DATASET »

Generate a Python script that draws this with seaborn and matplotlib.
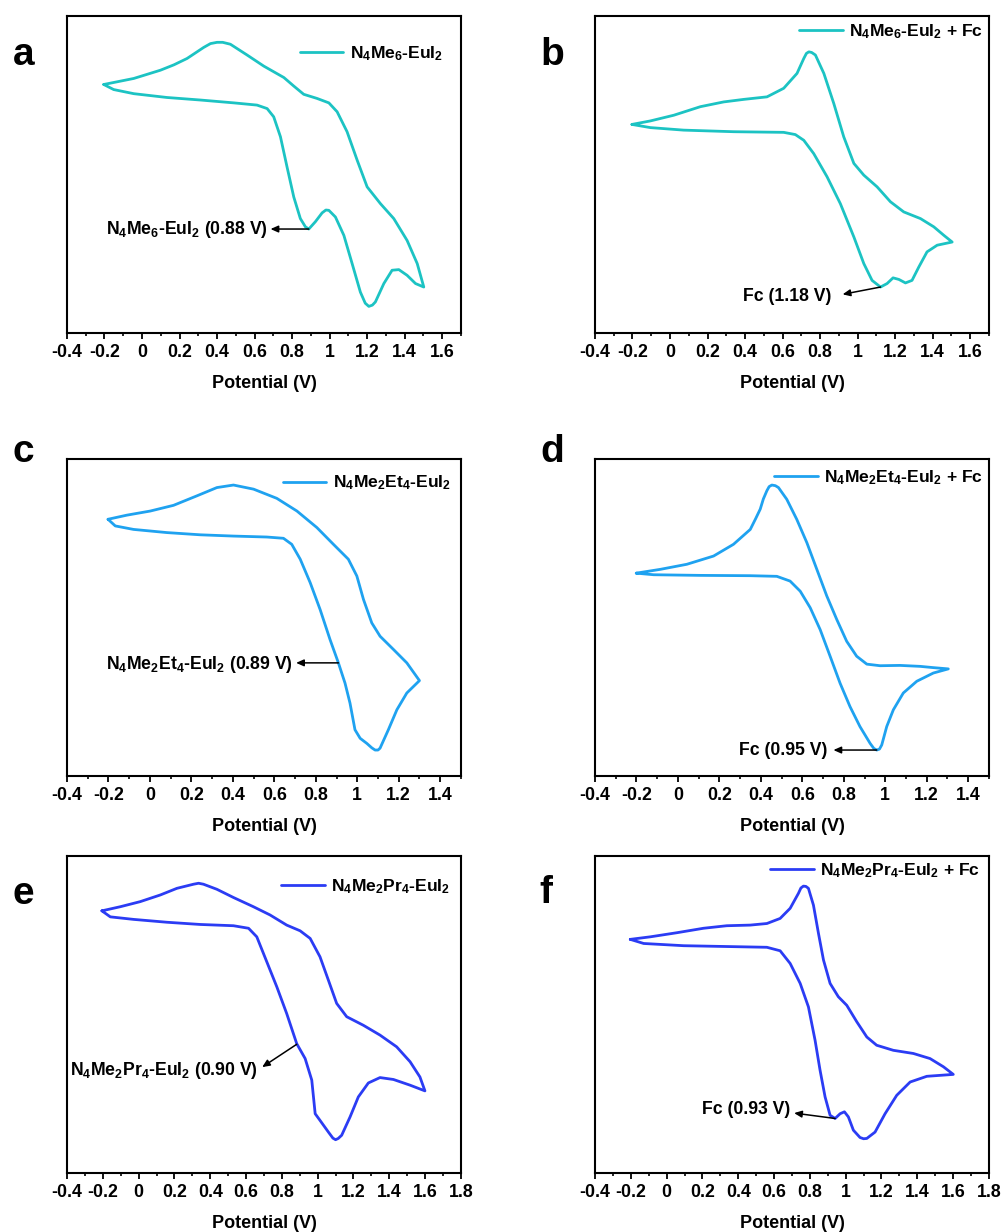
import numpy as np
import pandas as pd
import matplotlib
matplotlib.use('Agg')
import matplotlib.pyplot as plt
import seaborn as sns
from matplotlib.ticker import MultipleLocator, FuncFormatter

# --- data (potential in V, current in arbitrary units 0-100) ---
# panel a : N4Me6-EuI2
a_up_v = [-0.204, -0.044, 0.098, 0.170, 0.240, 0.329, 0.365, 0.400, 0.430, 0.471, 0.560, 0.649,
          0.756, 0.809, 0.862, 0.933, 0.996, 1.040, 1.093, 1.147, 1.200, 1.271, 1.342, 1.413,
          1.467, 1.502]
a_up_i = [78.4, 80.3, 82.9, 84.6, 86.6, 90.1, 91.3, 91.7, 91.7, 91.1, 87.7, 84.2,
          80.6, 77.9, 75.3, 74.0, 72.6, 69.8, 63.5, 54.5, 46.1, 40.8, 36.1, 29.2,
          21.9, 14.5]
a_dn_v = [-0.204, -0.151, -0.044, 0.133, 0.311, 0.489, 0.613, 0.667, 0.702, 0.738, 0.773, 0.809,
          0.844, 0.871, 0.889, 0.924, 0.960, 0.980, 0.996, 1.031, 1.076, 1.120, 1.164, 1.190,
          1.209, 1.228, 1.244, 1.289, 1.333, 1.369, 1.413, 1.458, 1.502]
a_dn_i = [78.4, 76.8, 75.5, 74.3, 73.5, 72.6, 71.9, 70.8, 68.2, 61.9, 52.4, 42.9,
          36.1, 33.5, 32.8, 35.1, 37.9, 38.8, 38.7, 36.6, 30.8, 21.9, 12.9, 9.4,
          8.4, 8.8, 9.8, 15.6, 19.8, 20.0, 18.2, 15.6, 14.5]

# panel b : N4Me6-EuI2 + Fc
b_up_v = [-0.203, -0.105, 0.020, 0.162, 0.286, 0.393, 0.517, 0.606, 0.677, 0.713, 0.727, 0.740,
          0.755, 0.775, 0.820, 0.873, 0.926, 0.980, 1.033, 1.104, 1.175, 1.246, 1.335, 1.406,
          1.460, 1.504]
b_up_i = [65.8, 66.9, 68.7, 71.4, 72.9, 73.7, 74.5, 77.2, 81.9, 86.6, 88.2, 88.7,
          88.5, 87.7, 81.9, 72.4, 61.9, 53.5, 49.8, 46.1, 41.4, 38.2, 36.1, 33.5,
          30.8, 28.7]
b_dn_v = [-0.203, -0.105, 0.073, 0.340, 0.606, 0.668, 0.713, 0.766, 0.837, 0.908, 0.980, 1.033,
          1.077, 1.122, 1.157, 1.189, 1.220, 1.255, 1.290, 1.326, 1.370, 1.424, 1.504]
b_dn_i = [65.8, 64.8, 64.0, 63.5, 63.3, 62.6, 60.8, 56.6, 49.3, 40.8, 30.3, 21.9,
          16.6, 14.5, 15.6, 17.4, 16.9, 15.8, 16.6, 20.8, 25.6, 27.7, 28.7]

# panel c : N4Me2Et4-EuI2
c_up_v = [-0.202, -0.111, 0.002, 0.114, 0.227, 0.323, 0.403, 0.500, 0.612, 0.709, 0.805, 0.885,
          0.957, 0.998, 1.030, 1.070, 1.110, 1.175, 1.239, 1.300]
c_up_i = [81.0, 82.3, 83.6, 85.4, 88.4, 91.0, 91.8, 90.5, 87.6, 83.6, 78.4, 73.1,
          68.4, 63.1, 55.7, 48.3, 44.1, 39.9, 35.7, 30.1]
c_dn_v = [-0.202, -0.167, -0.079, 0.082, 0.243, 0.403, 0.564, 0.644, 0.684, 0.725, 0.773, 0.821,
          0.869, 0.909, 0.941, 0.965, 0.989, 1.014, 1.046, 1.070, 1.086, 1.100, 1.110, 1.150,
          1.191, 1.239, 1.300]
c_dn_i = [81.0, 78.9, 77.8, 76.8, 76.1, 75.7, 75.4, 75.0, 73.1, 68.4, 61.0, 52.5,
          43.0, 35.7, 29.3, 23.0, 14.6, 11.9, 10.3, 8.9, 8.2, 8.2, 8.8, 14.6,
          20.9, 26.2, 30.1]

# panel d : N4Me2Et4-EuI2 + Fc
d_up_v = [-0.201, -0.085, 0.043, 0.172, 0.268, 0.349, 0.375, 0.397, 0.412, 0.429, 0.440, 0.453,
          0.470, 0.485, 0.525, 0.573, 0.622, 0.670, 0.718, 0.766, 0.814, 0.862, 0.911, 0.975,
          1.071, 1.168, 1.232, 1.304]
d_up_i = [64.0, 65.2, 66.8, 69.4, 73.1, 77.8, 81.2, 84.2, 87.4, 90.0, 91.3, 91.8,
          91.6, 91.0, 87.3, 81.0, 73.6, 65.2, 56.8, 49.4, 42.5, 37.8, 35.3, 34.8,
          34.9, 34.6, 34.2, 33.8]
d_dn_v = [-0.201, -0.117, 0.108, 0.349, 0.477, 0.541, 0.590, 0.638, 0.686, 0.734, 0.782, 0.830,
          0.878, 0.927, 0.945, 0.959, 0.972, 0.983, 1.007, 1.039, 1.087, 1.152, 1.232, 1.304]
d_dn_i = [64.0, 63.5, 63.3, 63.2, 63.0, 61.5, 58.3, 53.1, 46.2, 37.8, 29.3, 21.9,
          15.6, 10.3, 8.7, 8.2, 8.5, 9.8, 15.6, 20.9, 26.2, 29.9, 32.5, 33.8]

# panel e : N4Me2Pr4-EuI2
e_up_v = [-0.205, -0.102, 0.009, 0.121, 0.214, 0.307, 0.335, 0.362, 0.437, 0.530, 0.641, 0.734,
          0.827, 0.902, 0.958, 1.013, 1.060, 1.106, 1.162, 1.255, 1.348, 1.441, 1.516, 1.571,
          1.599]
e_up_i = [82.7, 84.0, 85.6, 87.7, 89.8, 91.1, 91.4, 91.1, 89.5, 86.9, 84.0, 81.4,
          78.2, 76.4, 74.0, 68.2, 60.8, 53.5, 49.3, 46.6, 43.5, 39.8, 35.1, 30.3,
          25.9]
e_dn_v = [-0.205, -0.158, -0.028, 0.158, 0.344, 0.530, 0.614, 0.660, 0.716, 0.772, 0.827, 0.883,
          0.930, 0.967, 0.986, 1.013, 1.060, 1.085, 1.100, 1.115, 1.134, 1.181, 1.227, 1.283,
          1.348, 1.423, 1.516, 1.599]
e_dn_i = [82.7, 80.8, 80.0, 79.1, 78.4, 78.0, 77.2, 74.5, 66.6, 58.7, 50.3, 40.8,
          36.1, 29.3, 18.7, 16.6, 12.9, 11.0, 10.5, 10.9, 11.9, 17.7, 24.0, 28.4,
          30.1, 29.5, 27.7, 25.9]

# panel f : N4Me2Pr4-EuI2 + Fc
f_up_v = [-0.203, -0.091, 0.058, 0.206, 0.336, 0.467, 0.560, 0.634, 0.690, 0.736, 0.750, 0.764,
          0.778, 0.792, 0.820, 0.848, 0.876, 0.913, 0.959, 1.006, 1.062, 1.118, 1.173, 1.266,
          1.378, 1.471, 1.546, 1.601]
f_up_i = [73.7, 74.5, 75.8, 77.2, 78.0, 78.2, 78.7, 80.3, 83.5, 88.2, 89.9, 90.5,
          90.4, 89.8, 84.5, 75.6, 67.2, 59.8, 55.6, 52.9, 47.7, 42.9, 40.3, 38.7,
          37.7, 36.1, 33.5, 31.1]
f_dn_v = [-0.203, -0.128, 0.095, 0.374, 0.560, 0.634, 0.690, 0.746, 0.792, 0.829, 0.857, 0.885,
          0.913, 0.941, 0.969, 0.993, 1.015, 1.043, 1.080, 1.100, 1.118, 1.164, 1.220, 1.285,
          1.360, 1.453, 1.601]
f_dn_i = [73.7, 72.4, 71.7, 71.4, 71.2, 70.1, 66.1, 59.8, 52.4, 41.9, 32.4, 24.0,
          18.2, 17.2, 18.7, 19.3, 17.7, 13.5, 11.2, 10.8, 10.9, 12.9, 18.7, 24.5,
          28.7, 30.5, 31.1]

labels = [r'N$_4$Me$_6$-EuI$_2$', r'N$_4$Me$_6$-EuI$_2$ + Fc',
          r'N$_4$Me$_2$Et$_4$-EuI$_2$', r'N$_4$Me$_2$Et$_4$-EuI$_2$ + Fc',
          r'N$_4$Me$_2$Pr$_4$-EuI$_2$', r'N$_4$Me$_2$Pr$_4$-EuI$_2$ + Fc']
notes = [r'N$_4$Me$_6$-EuI$_2$ (0.88 V)', 'Fc (1.18 V)',
         r'N$_4$Me$_2$Et$_4$-EuI$_2$ (0.89 V)', 'Fc (0.95 V)',
         r'N$_4$Me$_2$Pr$_4$-EuI$_2$ (0.90 V)', 'Fc (0.93 V)']
letters = ['a', 'b', 'c', 'd', 'e', 'f']
xmax = [1.7, 1.7, 1.5, 1.5, 1.8, 1.8]

curves = [(a_up_v, a_up_i, a_dn_v, a_dn_i), (b_up_v, b_up_i, b_dn_v, b_dn_i),
          (c_up_v, c_up_i, c_dn_v, c_dn_i), (d_up_v, d_up_i, d_dn_v, d_dn_i),
          (e_up_v, e_up_i, e_dn_v, e_dn_i), (f_up_v, f_up_i, f_dn_v, f_dn_i)]

colors = ['#1CC3C3', '#1CC3C3', '#1FA2F0', '#1FA2F0', '#2B3CF4', '#2B3CF4']

# annotation: (curve point), (arrow tip), (text right edge)
arrows = [((0.889, 32.8), (0.685, 32.8), (0.672, 32.8)),
          ((1.122, 14.5), (0.920, 12.2), (0.860, 11.4)),
          ((0.909, 35.7), (0.705, 35.7), (0.688, 35.2)),
          ((0.959, 8.2), (0.750, 8.2), (0.720, 8.2)),
          ((0.883, 40.6), (0.690, 33.4), (0.665, 32.4)),
          ((0.941, 17.2), (0.712, 18.9), (0.690, 20.0))]
leg_pos = [(0.954, 0.882), (0.985, 0.950), (0.974, 0.924),
           (0.985, 0.942), (0.972, 0.903), (0.977, 0.953)]

sns.set_style('ticks')
plt.rcParams['font.family'] = ['Liberation Sans', 'DejaVu Sans']
plt.rcParams['font.weight'] = 'bold'
plt.rcParams['text.color'] = 'black'
plt.rcParams['axes.labelcolor'] = 'black'
plt.rcParams['xtick.color'] = 'black'
plt.rcParams['mathtext.fontset'] = 'custom'
plt.rcParams['mathtext.rm'] = 'Liberation Sans:bold'
plt.rcParams['mathtext.it'] = 'Liberation Sans:bold'
plt.rcParams['mathtext.bf'] = 'Liberation Sans:bold'
plt.rcParams['mathtext.default'] = 'rm'
plt.rcParams['lines.solid_joinstyle'] = 'round'

fig = plt.figure(figsize=(10.04, 12.32), dpi=100)
lefts = [0.0667, 0.5926]
bottoms = [0.7297, 0.3701, 0.0479]
w, h = 0.3924, 0.2573

fmt = FuncFormatter(lambda v, _: '0' if abs(v) < 1e-9 else f'{round(v, 1):g}')

for k in range(6):
    row, col = divmod(k, 2)
    ax = fig.add_axes([lefts[col], bottoms[row], w, h])
    up_v, up_i, dn_v, dn_i = curves[k]
    df = pd.DataFrame({'Potential (V)': list(up_v) + list(dn_v)[::-1],
                       'Current': list(up_i) + list(dn_i)[::-1]})
    sns.lineplot(data=df, x='Potential (V)', y='Current', sort=False, estimator=None,
                 color=colors[k], linewidth=2.0, label=labels[k], ax=ax)

    ax.set_xlim(-0.4, xmax[k])
    ax.set_ylim(0, 100)
    ax.xaxis.set_major_locator(MultipleLocator(0.2))
    ax.xaxis.set_minor_locator(MultipleLocator(0.1))
    ax.xaxis.set_major_formatter(fmt)
    ax.set_yticks([])
    ax.set_ylabel('')
    ax.set_xlabel('Potential (V)', fontsize=13, fontweight='bold', labelpad=10)
    ax.tick_params(axis='x', which='major', direction='out', length=4, width=1.3,
                   labelsize=12.8, pad=4)
    ax.tick_params(axis='x', which='minor', direction='out', length=2.5, width=1.2)
    for s in ax.spines.values():
        s.set_visible(True)
        s.set_linewidth(1.5)
        s.set_color('black')

    ax.legend(loc='center right', bbox_to_anchor=leg_pos[k], frameon=False,
              borderpad=0, borderaxespad=0, handlelength=2.5, handletextpad=0.35,
              prop={'size': 12.6, 'weight': 'bold'})

    (px, py), (tx, ty), (lx, ly) = arrows[k]
    ax.annotate('', xy=(tx, ty), xytext=(px, py),
                arrowprops=dict(arrowstyle='-|>,head_length=0.45,head_width=0.2',
                                color='black', lw=1.1, shrinkA=0, shrinkB=0))
    ax.text(lx, ly, notes[k], ha='right', va='center', fontsize=12.7, fontweight='bold')

letter_xy = [(0.0126, 0.947), (0.5385, 0.947), (0.0126, 0.6253),
             (0.5385, 0.6253), (0.0126, 0.2662), (0.537, 0.2668)]
for k in range(6):
    fig.text(letter_xy[k][0], letter_xy[k][1], letters[k], fontsize=28, fontweight='bold',
             ha='left', va='baseline')

fig.savefig('out.png', dpi=100)
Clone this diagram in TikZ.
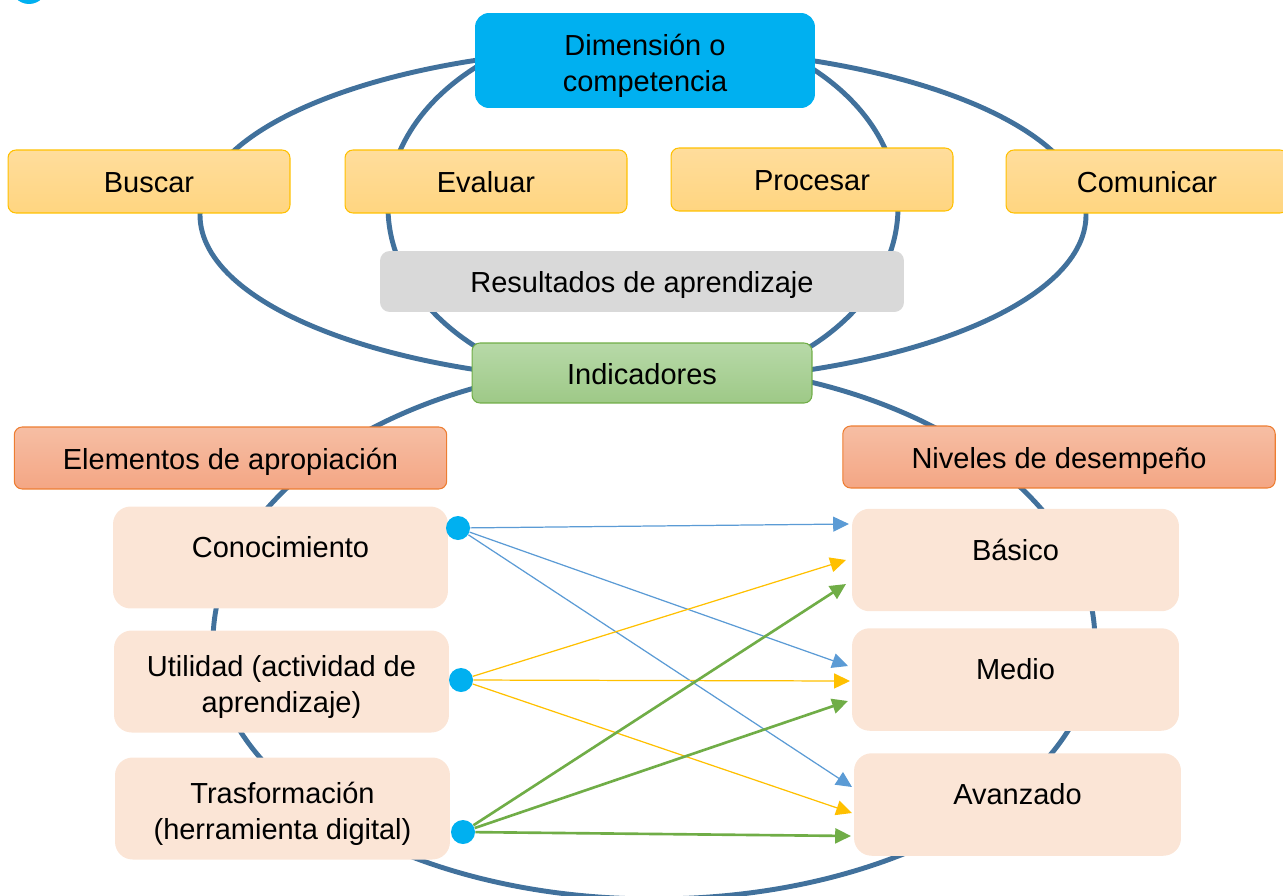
\documentclass[tikz,border=0pt]{standalone}
\usepackage{fontspec}
\setmainfont{Liberation Sans}
\usetikzlibrary{arrows.meta}
\definecolor{ringblue}{RGB}{65,113,156}
\definecolor{dimcyan}{RGB}{0,176,240}
\definecolor{skilltop}{RGB}{255,221,156}
\definecolor{skillbot}{RGB}{255,213,128}
\definecolor{skillline}{RGB}{255,192,0}
\definecolor{resgray}{RGB}{217,217,217}
\definecolor{indtop}{RGB}{183,217,168}
\definecolor{indbot}{RGB}{158,201,135}
\definecolor{indline}{RGB}{112,173,71}
\definecolor{headtop}{RGB}{246,190,164}
\definecolor{headbot}{RGB}{244,166,132}
\definecolor{headline}{RGB}{237,125,49}
\definecolor{peach}{RGB}{251,229,214}
\definecolor{arrblue}{RGB}{91,155,213}
\definecolor{arryellow}{RGB}{255,192,0}
\definecolor{arrgreen}{RGB}{112,173,71}
\newcommand{\firstline}{\rule{0pt}{18pt}}
\tikzset{
  txt/.style={font=\fontsize{16.5}{20.5}\selectfont, align=center, inner sep=0pt},
  single/.style={text height=13pt, text depth=0pt},
  ring/.style={draw=ringblue, line width=2.8pt},
  topbox/.style={txt, fill=dimcyan, rounded corners=8pt, minimum width=6.8cm, minimum height=1.9cm},
  skill/.style={txt, single, draw=skillline, line width=0.6pt, top color=skilltop, bottom color=skillbot, rounded corners=4.5pt, minimum width=5.64cm, minimum height=1.26cm},
  result/.style={txt, single, fill=resgray, rounded corners=5.5pt, minimum width=10.48cm, minimum height=1.22cm},
  indic/.style={txt, single, draw=indline, line width=0.6pt, top color=indtop, bottom color=indbot, rounded corners=4.5pt, minimum width=6.8cm, minimum height=1.2cm},
  head/.style={txt, single, draw=headline, line width=0.6pt, top color=headtop, bottom color=headbot, rounded corners=4.5pt, minimum width=8.65cm, minimum height=1.24cm},
  elem/.style={txt, fill=peach, rounded corners=10pt, minimum width=6.7cm, minimum height=2.04cm},
  level/.style={txt, fill=peach, rounded corners=10pt, minimum width=6.54cm, minimum height=2.05cm},
  raised/.style={text height=13pt, text depth=13pt},
  dot/.style={circle, fill=dimcyan, minimum size=0.48cm, inner sep=0pt},
  arr/.style={-{Triangle[length=9pt,width=8.5pt]}},
  bluearr/.style={arr, draw=arrblue, line width=0.7pt},
  yelarr/.style={arr, draw=arryellow, line width=0.7pt},
  grnarr/.style={arr, draw=arrgreen, line width=1.5pt}
}
\begin{document}
\begin{tikzpicture}[x=0.02cm, y=-0.02cm]
\useasboundingbox (0,0) rectangle (1283,895);
% rings behind the boxes
\draw[ring] (643,215) ellipse [x radius=443, y radius=167];
\draw[ring] (643,207) ellipse [x radius=255, y radius=185];
\draw[ring] (213,642) arc[start angle=180, end angle=360, x radius=441, y radius=278]
  arc[start angle=0, end angle=180, x radius=441, y radius=257];
\fill[dimcyan] (29,-14) circle (18);

% upper part
\node[topbox] (dim) at (645,60.5) {\firstline Dimensión o\\competencia};
\node[skill] (buscar) at (149,181.5) {Buscar};
\node[skill] (evaluar) at (486,181.5) {Evaluar};
\node[skill] (procesar) at (812,179.5) {Procesar};
\node[skill] (comunicar) at (1147,181.5) {Comunicar};
\node[result] (result) at (642,281.5) {Resultados de aprendizaje};
\node[indic] (indic) at (642,373) {Indicadores};

% lower part
\node[head] (elementos) at (230.5,458) {Elementos de apropiación};
\node[head] (niveles) at (1059,457) {Niveles de desempeño};
\node[elem, raised] (conoc) at (280.5,557.5) {Conocimiento};
\node[elem] (util) at (281.5,681.5) {\firstline Utilidad (actividad de\\aprendizaje)};
\node[elem] (trans) at (282.5,808.5) {\firstline Trasformación\\(herramienta digital)};
\node[level, raised] (basico) at (1015.5,560) {Básico};
\node[level, raised] (medio) at (1015.5,679.5) {Medio};
\node[level, raised] (avanz) at (1017.5,804.5) {Avanzado};

\node[dot] (d1) at (458,528) {};
\node[dot] (d2) at (461,680) {};
\node[dot] (d3) at (463,832) {};

% arrow ends in front of the levels
\coordinate (bas-a) at (849,524);
\coordinate (bas-b) at (846,560);
\coordinate (bas-c) at (846,584);
\coordinate (med-a) at (848,666);
\coordinate (med-b) at (850,681);
\coordinate (med-c) at (848,701);
\coordinate (ava-a) at (852,787);
\coordinate (ava-b) at (852,813);
\coordinate (ava-c) at (851,836);

\draw[bluearr] (d1) -- (bas-a);
\draw[bluearr] (d1) -- (med-a);
\draw[bluearr] (d1) -- (ava-a);
\draw[yelarr] (d2) -- (bas-b);
\draw[yelarr] (d2) -- (med-b);
\draw[yelarr] (d2) -- (ava-b);
\draw[grnarr] (d3) -- (bas-c);
\draw[grnarr] (d3) -- (med-c);
\draw[grnarr] (d3) -- (ava-c);
\end{tikzpicture}
\end{document}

EXERCISE DESCRIPTION » Your task is to reproduce the entries above word for word, from the first line through the line with "from matplotlib.ticker import", and please leave out any pictures.

EXERCISE ANSWER »
Generate a Python script that draws this with seaborn and matplotlib.
import numpy as np
import pandas as pd
import matplotlib
matplotlib.use('Agg')
import matplotlib.pyplot as plt
import seaborn as sns
from matplotlib.ticker import MultipleLocator, FuncFormatter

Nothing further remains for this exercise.